Tempête de la fermeté
Deux années se sont écoulées et le printemps yéménite, dont les plaies sont encore loin d'avoir été pansées, est balayé par un coup d'État. Le 19 septembre 2014, les rebelles houthis s'emparent du siège du gouvernement dans la capitale, puis du palais présidentiel quelques mois plus tard. En mars 2015, les rebelles zaydites contrôlent désormais Sanaa. Celui qui les avait férocement combattus, à coups de phosphore blanc, arme chimique interdite lors de leur insurrection en 2004, revient sur le devant de la scène, à leurs côtés cette fois-ci. Un soutien discret de l'ex-président, encore très influent auprès des tribus et au sein de certaines factions de l'armée.
Avec un allié de taille, l'Iran, la progression des rebelles chiites est fulgurante.
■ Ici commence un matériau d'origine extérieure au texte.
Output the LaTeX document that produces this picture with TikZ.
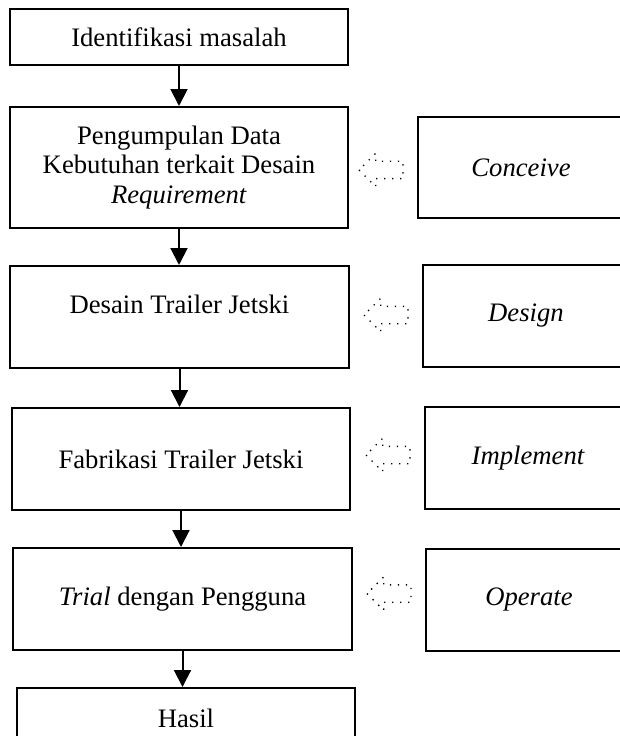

Le président iranien Hassan Rohani salue la prise de pouvoir des houthis, et déclare soutenir « la stabilité et la paix ». Mais l'Arabie saoudite sunnite ne l'entend pas de cette oreille et lance, le 26 mars 2015, l'opération Tempête de la fermeté, embarquant d'autres pays sunnites à ses côtés. En prenant le port stratégique de Hodeida sur la mer Rouge, ainsi que certaines régions pétrolières au centre et au sud du pays, les houthis menacent le golfe d'Aden et le très stratégique détroit de Bab el-Mandeb, situé entre Djibouti et le Yémen. Le président Hadi, réfugié à Riyad, peine à reprendre le pouvoir, à mesure que le pays s'enfonce dans le chaos. Le printemps yéménite, qui aura eu la peau d'un dictateur, paraît si peu de choses face à cette nouvelle guerre par procuration, sur fond de tensions régionales intenses entre Riyad et Téhéran, qui continue de mettre le pays à feu et à sang. Dans ce chaos indescriptible germent d'autres menaces. Aqpa (el-Qaëda dans la péninsule Arabique) et le groupe État islamique (EI) prolifèrent rapidement et les sécessionnistes du sud gagnent en légitimité.
Après s'être battu pour la liberté, le peuple yéménite doit désormais lutter pour sa survie. Et celle de son pays.